[TASK TO COMPLETE] In the records below, count every line containing "Output". Reply with the number only.

Rows from a dataset of charts and code
#####

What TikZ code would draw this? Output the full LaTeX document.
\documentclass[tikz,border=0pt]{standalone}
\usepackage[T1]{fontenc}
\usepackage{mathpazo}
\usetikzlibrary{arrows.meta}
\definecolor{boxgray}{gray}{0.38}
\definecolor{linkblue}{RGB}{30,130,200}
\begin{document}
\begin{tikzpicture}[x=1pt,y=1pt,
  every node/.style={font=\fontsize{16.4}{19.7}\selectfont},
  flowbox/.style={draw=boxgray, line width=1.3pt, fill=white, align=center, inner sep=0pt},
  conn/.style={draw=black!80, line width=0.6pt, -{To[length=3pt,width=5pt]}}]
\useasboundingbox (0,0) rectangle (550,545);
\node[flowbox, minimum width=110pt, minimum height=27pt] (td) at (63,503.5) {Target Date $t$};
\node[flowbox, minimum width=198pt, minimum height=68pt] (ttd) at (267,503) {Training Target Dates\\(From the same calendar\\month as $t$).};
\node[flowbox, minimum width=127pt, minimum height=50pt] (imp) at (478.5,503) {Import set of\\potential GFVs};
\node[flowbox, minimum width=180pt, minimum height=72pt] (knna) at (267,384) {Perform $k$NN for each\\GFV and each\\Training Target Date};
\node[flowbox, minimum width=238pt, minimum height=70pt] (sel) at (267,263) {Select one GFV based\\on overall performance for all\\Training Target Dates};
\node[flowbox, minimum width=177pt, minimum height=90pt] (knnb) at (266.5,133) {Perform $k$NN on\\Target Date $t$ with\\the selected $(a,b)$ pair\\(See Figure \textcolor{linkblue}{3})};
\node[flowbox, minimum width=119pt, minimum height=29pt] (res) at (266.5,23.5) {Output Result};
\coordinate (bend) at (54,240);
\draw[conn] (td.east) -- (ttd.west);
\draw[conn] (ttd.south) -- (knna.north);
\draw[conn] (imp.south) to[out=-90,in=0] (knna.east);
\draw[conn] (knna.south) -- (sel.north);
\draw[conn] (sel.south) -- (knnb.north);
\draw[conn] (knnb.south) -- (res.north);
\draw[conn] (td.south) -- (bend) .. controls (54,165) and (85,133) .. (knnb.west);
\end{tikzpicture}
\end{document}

#####

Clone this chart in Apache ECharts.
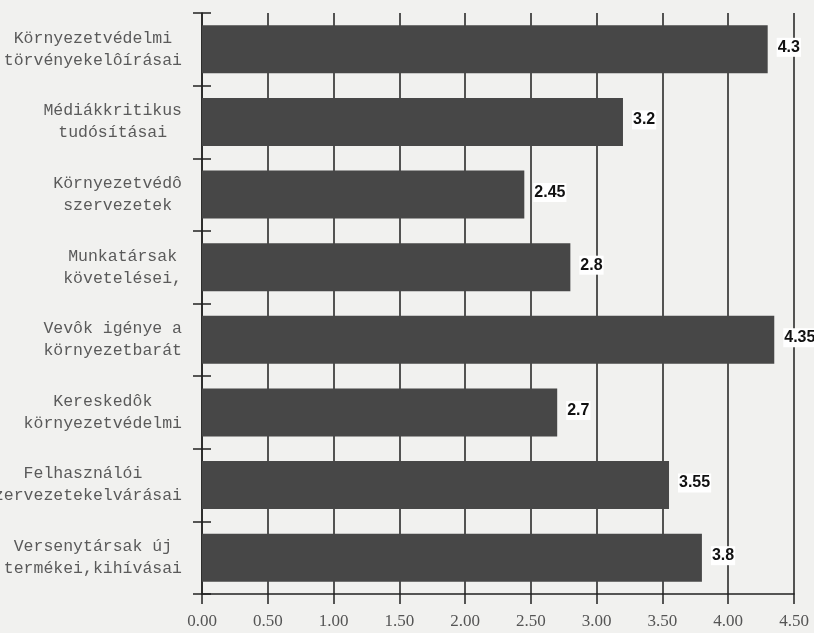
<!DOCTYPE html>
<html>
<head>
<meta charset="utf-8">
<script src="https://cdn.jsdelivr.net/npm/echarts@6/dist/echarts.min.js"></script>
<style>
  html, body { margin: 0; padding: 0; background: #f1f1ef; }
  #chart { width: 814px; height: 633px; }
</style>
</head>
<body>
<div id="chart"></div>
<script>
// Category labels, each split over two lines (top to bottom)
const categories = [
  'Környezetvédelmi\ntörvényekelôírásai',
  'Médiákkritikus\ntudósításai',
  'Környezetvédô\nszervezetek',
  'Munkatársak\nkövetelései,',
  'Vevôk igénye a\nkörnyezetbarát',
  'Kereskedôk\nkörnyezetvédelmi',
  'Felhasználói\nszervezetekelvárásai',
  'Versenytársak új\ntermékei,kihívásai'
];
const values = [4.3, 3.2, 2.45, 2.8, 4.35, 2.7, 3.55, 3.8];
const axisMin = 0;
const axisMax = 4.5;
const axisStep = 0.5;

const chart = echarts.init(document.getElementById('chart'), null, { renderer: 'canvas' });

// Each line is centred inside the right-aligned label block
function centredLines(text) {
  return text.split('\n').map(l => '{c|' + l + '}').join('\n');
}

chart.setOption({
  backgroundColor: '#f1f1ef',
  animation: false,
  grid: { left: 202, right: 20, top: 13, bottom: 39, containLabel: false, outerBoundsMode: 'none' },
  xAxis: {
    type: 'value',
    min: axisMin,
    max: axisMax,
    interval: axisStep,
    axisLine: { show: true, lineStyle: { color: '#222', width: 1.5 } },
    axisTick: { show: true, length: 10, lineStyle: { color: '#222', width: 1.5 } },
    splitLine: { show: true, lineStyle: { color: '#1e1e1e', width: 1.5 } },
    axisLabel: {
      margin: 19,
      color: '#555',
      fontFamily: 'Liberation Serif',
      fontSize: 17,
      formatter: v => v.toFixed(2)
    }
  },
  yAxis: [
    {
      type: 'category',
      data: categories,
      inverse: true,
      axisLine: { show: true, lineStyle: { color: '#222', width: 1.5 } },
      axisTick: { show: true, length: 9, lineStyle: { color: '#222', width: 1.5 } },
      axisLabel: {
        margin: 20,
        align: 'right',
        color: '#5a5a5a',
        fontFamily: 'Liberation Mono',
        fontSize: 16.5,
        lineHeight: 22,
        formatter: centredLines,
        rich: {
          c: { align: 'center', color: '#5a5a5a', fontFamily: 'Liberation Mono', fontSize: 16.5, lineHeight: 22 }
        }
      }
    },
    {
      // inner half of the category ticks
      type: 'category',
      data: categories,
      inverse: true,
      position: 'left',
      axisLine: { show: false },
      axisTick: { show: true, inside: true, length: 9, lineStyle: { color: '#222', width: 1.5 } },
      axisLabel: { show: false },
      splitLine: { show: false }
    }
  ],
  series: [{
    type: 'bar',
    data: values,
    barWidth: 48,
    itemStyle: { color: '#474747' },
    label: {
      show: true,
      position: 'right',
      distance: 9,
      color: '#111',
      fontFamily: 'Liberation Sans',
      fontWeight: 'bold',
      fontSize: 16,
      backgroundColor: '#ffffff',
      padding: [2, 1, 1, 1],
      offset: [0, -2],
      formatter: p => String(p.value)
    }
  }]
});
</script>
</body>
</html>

#####

[COMPLETE RESPONSE] 2